++++ The data ++++

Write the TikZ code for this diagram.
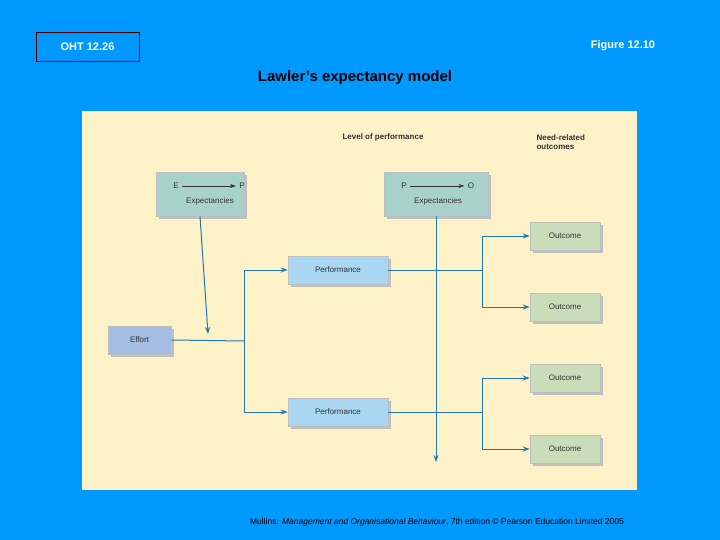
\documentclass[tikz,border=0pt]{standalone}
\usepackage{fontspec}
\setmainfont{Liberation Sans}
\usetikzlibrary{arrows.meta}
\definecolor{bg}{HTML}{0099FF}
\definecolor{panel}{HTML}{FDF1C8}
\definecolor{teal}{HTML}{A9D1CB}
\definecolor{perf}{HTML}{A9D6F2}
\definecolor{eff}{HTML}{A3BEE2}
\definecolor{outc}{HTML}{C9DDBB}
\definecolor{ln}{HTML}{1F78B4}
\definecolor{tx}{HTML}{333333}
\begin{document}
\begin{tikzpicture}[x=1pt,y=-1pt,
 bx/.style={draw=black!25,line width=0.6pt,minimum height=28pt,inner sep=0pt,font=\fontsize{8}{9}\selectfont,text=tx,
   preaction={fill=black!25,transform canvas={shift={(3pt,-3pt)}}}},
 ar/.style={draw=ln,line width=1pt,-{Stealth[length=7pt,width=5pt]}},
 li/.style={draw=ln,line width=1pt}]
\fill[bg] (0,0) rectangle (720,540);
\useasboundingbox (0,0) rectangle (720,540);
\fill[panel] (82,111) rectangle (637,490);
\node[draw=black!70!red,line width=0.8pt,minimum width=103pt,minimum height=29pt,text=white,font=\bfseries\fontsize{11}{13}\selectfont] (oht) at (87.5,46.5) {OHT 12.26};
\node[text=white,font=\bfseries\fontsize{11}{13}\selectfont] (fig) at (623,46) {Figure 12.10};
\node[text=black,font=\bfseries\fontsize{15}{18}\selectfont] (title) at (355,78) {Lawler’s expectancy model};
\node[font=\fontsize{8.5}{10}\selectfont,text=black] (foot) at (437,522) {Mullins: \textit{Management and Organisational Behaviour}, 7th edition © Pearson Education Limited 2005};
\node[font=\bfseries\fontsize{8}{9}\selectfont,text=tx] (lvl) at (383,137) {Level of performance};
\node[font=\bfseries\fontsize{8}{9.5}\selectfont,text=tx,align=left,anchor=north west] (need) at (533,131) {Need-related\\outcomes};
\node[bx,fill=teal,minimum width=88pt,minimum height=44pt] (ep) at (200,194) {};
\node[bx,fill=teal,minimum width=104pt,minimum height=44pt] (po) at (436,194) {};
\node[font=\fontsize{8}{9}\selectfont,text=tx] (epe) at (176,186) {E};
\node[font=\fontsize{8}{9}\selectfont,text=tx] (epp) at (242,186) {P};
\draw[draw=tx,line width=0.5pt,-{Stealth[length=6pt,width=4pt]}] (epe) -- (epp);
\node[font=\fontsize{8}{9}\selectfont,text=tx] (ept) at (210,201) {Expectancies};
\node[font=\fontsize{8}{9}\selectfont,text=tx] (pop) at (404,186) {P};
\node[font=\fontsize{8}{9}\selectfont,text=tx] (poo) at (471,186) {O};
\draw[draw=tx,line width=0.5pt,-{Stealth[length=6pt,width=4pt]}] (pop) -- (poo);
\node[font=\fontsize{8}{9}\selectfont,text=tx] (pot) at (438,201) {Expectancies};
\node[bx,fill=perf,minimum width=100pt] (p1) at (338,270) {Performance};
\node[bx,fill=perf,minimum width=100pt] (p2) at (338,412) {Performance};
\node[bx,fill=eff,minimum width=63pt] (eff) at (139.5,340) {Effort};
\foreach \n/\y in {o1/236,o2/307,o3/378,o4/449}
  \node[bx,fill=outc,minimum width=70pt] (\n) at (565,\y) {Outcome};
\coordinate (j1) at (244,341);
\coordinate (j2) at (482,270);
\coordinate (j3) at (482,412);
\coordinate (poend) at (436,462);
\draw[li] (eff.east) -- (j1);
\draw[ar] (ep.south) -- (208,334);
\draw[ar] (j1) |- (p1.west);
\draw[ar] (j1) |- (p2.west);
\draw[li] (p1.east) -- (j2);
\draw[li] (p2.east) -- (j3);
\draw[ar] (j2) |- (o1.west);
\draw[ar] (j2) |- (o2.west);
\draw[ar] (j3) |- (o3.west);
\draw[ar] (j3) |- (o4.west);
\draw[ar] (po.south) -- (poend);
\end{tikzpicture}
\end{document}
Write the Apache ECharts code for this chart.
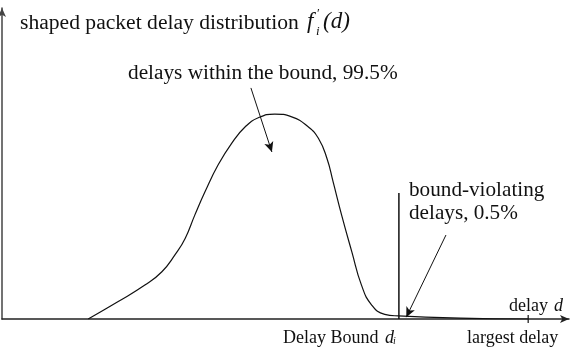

++++

Exercise requirements —
Copy out the lines that hold "this".

Answer in full —
Write the TikZ code for this diagram.
Write the Apache ECharts code for this chart.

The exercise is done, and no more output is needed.